Menurutnya, peran pemerintah sangat diperlukan untuk menjamin bahwa penanggulangan masalah air asam tambang dilakukan dengan baik oleh perusahaan tambang, karena pemerintah yang akan bertanggung jawab jika masalah air asam tambang terus terjadi sementara pihak perusahaan tambang pemegang ijin usaha pertambangan sudah selesai melakukan kegiatan tambang di areal tersebut.
Dedikasi terhadap masalah air asam tambang, selain telah mengorganisir seminar air asam tambang sampai dengan kelima kalinya (terakhir tahun 2014) juga ia buktikan dengan bukunya yang berjudul “Pembentukan, Pegendalian dan Pengelolaan AirAsam Tambang” yang diterbitkan tahun 2014. Keterlibatan Prof. Rudy mengenai air asam tambang tidak hanya di nasional, tapi juga di dunia Internasional. Bersama dengan sejawatnya di UGM, IPB, dan Kementerian ESDM ia membentuk Indonesian Network on Acid Drainage (INAD) yang selanjutnya tergabung dalam Global Alliance bersama institusi di berbagai negara yang bergelut dalam isu air asam tambang dan juga perusahaan-perusahaan tambang multinasional yang menghadapi atau peduli dengan masalah yang sama.

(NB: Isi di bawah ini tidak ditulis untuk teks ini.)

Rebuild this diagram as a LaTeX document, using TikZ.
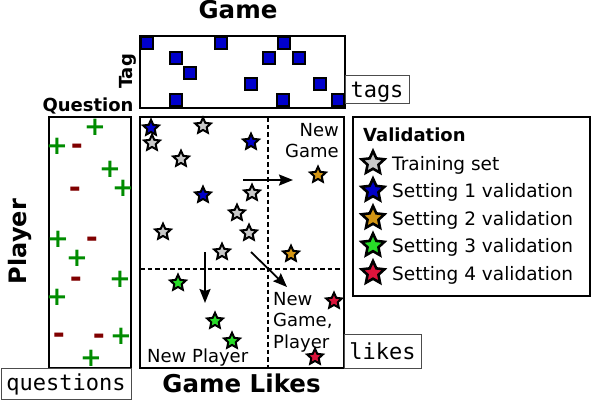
\documentclass[tikz,border=0pt]{standalone}
\usepackage{fontspec}
\setmainfont{DejaVu Sans}
\setmonofont{DejaVu Sans Mono}
\usetikzlibrary{shapes.geometric, arrows.meta}

\definecolor{quadratblau}{RGB}{0,0,204}
\definecolor{sterngrau}{RGB}{200,200,200}
\definecolor{sternblau}{RGB}{0,0,200}
\definecolor{sternorange}{RGB}{212,150,20}
\definecolor{sterngruen}{RGB}{40,220,40}
\definecolor{sternrot}{RGB}{220,20,60}
\definecolor{plusgruen}{RGB}{0,140,0}
\definecolor{minusrot}{RGB}{128,0,0}

\tikzset{
	titel/.style={font=\bfseries\fontsize{24.5}{28}\selectfont, inner sep=0pt},
	kopf/.style={font=\bfseries\fontsize{18}{21}\selectfont, inner sep=0pt},
	etikett/.style={font=\fontsize{18}{21.5}\selectfont, inner sep=0pt},
	datei/.style={draw=black!70, line width=1pt, font=\ttfamily\fontsize{22}{26}\selectfont, inner sep=0pt, anchor=base},
	quadrat/.style={rectangle, draw=black, line width=2pt, fill=quadratblau, minimum size=12pt, inner sep=0pt},
	stern/.style={star, star points=5, star point ratio=2.1, draw=black, line width=2pt, minimum size=16.5pt, inner sep=0pt},
	pluszeichen/.style={text=plusgruen, font=\bfseries\fontsize{26}{26}\selectfont, inner xsep=-2pt, inner ysep=-1pt},
	minuszeichen/.style={text=minusrot, font=\bfseries\fontsize{29}{29}\selectfont, inner xsep=-1pt, inner ysep=0pt, yshift=-3.5pt},
	pfeil/.style={line width=1.8pt, -{Stealth[length=14pt, width=11pt, inset=2pt]}},
	trenner/.style={line width=2pt, dash pattern=on 4.5pt off 3pt},
}

\begin{document}
\begin{tikzpicture}[x=1pt, y=-1pt]
	\useasboundingbox (0,0) rectangle (591,400); % Rand wie im Original
	
	% Rahmen
	\draw[line width=2.6pt] (140,36) rectangle (345,108);
	\draw[line width=2.6pt] (49,117) rectangle (131,368);
	\draw[line width=2.6pt] (140,117) rectangle (344,368);
	\draw[line width=1.6pt] (353,117) rectangle (590,296);
	
	% Titel
	\node[titel, anchor=base] (game) at (238,18.5) {Game};
	\node[titel, anchor=base] (likestitel) at (241.5,392.5) {Game Likes};
	\node[titel, font=\bfseries\fontsize{24}{28}\selectfont, rotate=90] (player) at (20,241.5) {Player};
	\node[kopf, rotate=90] (tag) at (127.5,71.5) {Tag};
	\node[kopf, anchor=base] (question) at (88,111) {Question};
	
	% Dateinamen
	\node[datei, minimum width=64pt, text height=22.3pt, text depth=5.7pt] (tags) at (377,97.3) {tags};
	\node[datei, minimum width=77pt, text height=25.3pt, text depth=8.7pt] (likes) at (382.5,359.3) {likes};
	\node[datei, minimum width=130pt, text height=22pt, text depth=9pt] (questions) at (66,390) {questions};
	
	% Tags der Spiele
	\foreach \x/\y [count=\i] in {147/43, 221/43, 284/43, 176/58, 269/58, 299/58, 190/73, 251/84, 320/84, 176/100, 283/100, 338/100}
		\node[quadrat] (q\i) at (\x,\y) {};
	
	% Antworten der Spieler
	\foreach \x/\y [count=\i] in {95/127, 57/146, 110/169, 123/188, 58/239, 77/258, 120/279, 57/297, 121/336, 91/358}
		\node[pluszeichen] (p\i) at (\x,\y) {+};
	\foreach \x/\y [count=\i] in {77/146, 75/189, 92/239, 76/279, 59/335, 99/336}
		\node[minuszeichen] (m\i) at (\x,\y) {-};
	
	% Trennlinien
	\coordinate (to) at (268,117);
	\coordinate (tu) at (268,368);
	\coordinate (tl) at (140,269);
	\coordinate (tr) at (344,269);
	\draw[trenner] (to) -- (tu);
	\draw[trenner] (tl) -- (tr);
	
	% Sterne
	\foreach \x/\y/\farbe [count=\i] in {151/128/sternblau, 203/126/sterngrau, 152/143/sterngrau, 251/142/sternblau, 181/159/sterngrau, 318/175/sternorange, 203/195/sternblau, 252/193/sterngrau, 237/213/sterngrau, 163/232/sterngrau, 249/233/sterngrau, 222/252/sterngrau, 291/254/sternorange, 178/283/sterngruen, 334/301/sternrot, 215/321/sterngruen, 232/341/sterngruen, 315/357/sternrot}
		\node[stern, fill=\farbe] (s\i) at (\x,\y) {};
	
	% Pfeile
	\coordinate (ha) at (243,180);
	\coordinate (hb) at (293,180);
	\coordinate (va) at (205,252);
	\coordinate (vb) at (205,303);
	\coordinate (da) at (251,252);
	\coordinate (db) at (287,287);
	\draw[pfeil] (ha) -- (hb);
	\draw[pfeil] (va) -- (vb);
	\draw[pfeil] (da) -- (db);
	
	% Beschriftungen
	\node[etikett, align=right, anchor=north east] (neuspiel) at (339,123) {New\\Game};
	\node[etikett, align=left, anchor=north west] (neubeide) at (273,292) {New\\Game,\\Player};
	\node[etikett, anchor=base west] (neuspieler) at (147,362) {New Player};
	
	% Legende
	\node[kopf, anchor=base west] (validation) at (363,141) {Validation};
	\foreach \farbe/\eintrag [count=\i, evaluate=\i as \yb using 142.5+27.5*\i] in {sterngrau/Training set, sternblau/Setting 1 validation, sternorange/Setting 2 validation, sterngruen/Setting 3 validation, sternrot/Setting 4 validation}
	{
		\node[stern, fill=\farbe, minimum size=24pt, line width=2.6pt] (ls\i) at (373,{\yb-7}) {};
		\node[etikett, font=\fontsize{18.5}{21}\selectfont, anchor=base west] (lt\i) at (392,\yb) {\eintrag};
	}
	
	%\draw[help lines, step=10] (0,0) grid (591,400);
\end{tikzpicture}
\end{document}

Berkat kontribusinya, kini pengelolaan air asam tambang di berbagai perusahaan tambang, baik tambang batubara maupun tambang emas, semakin baik. Salah satunya adalah dalam menyusun pengelolaan air asam tambang di PT Bukit Asam yang telah mendapatkan penghargaan Proper Emas empat kali secara berturut-turut dari KHLK. Penghargaan itu merupakan penghargaan tertinggi dalam pengelolaan lingkungan. Pada September nanti, ia akan melakukan presentasi di Afrika Selatan membahas kasus mengenai air asam di tambang batubara Bukit Asam.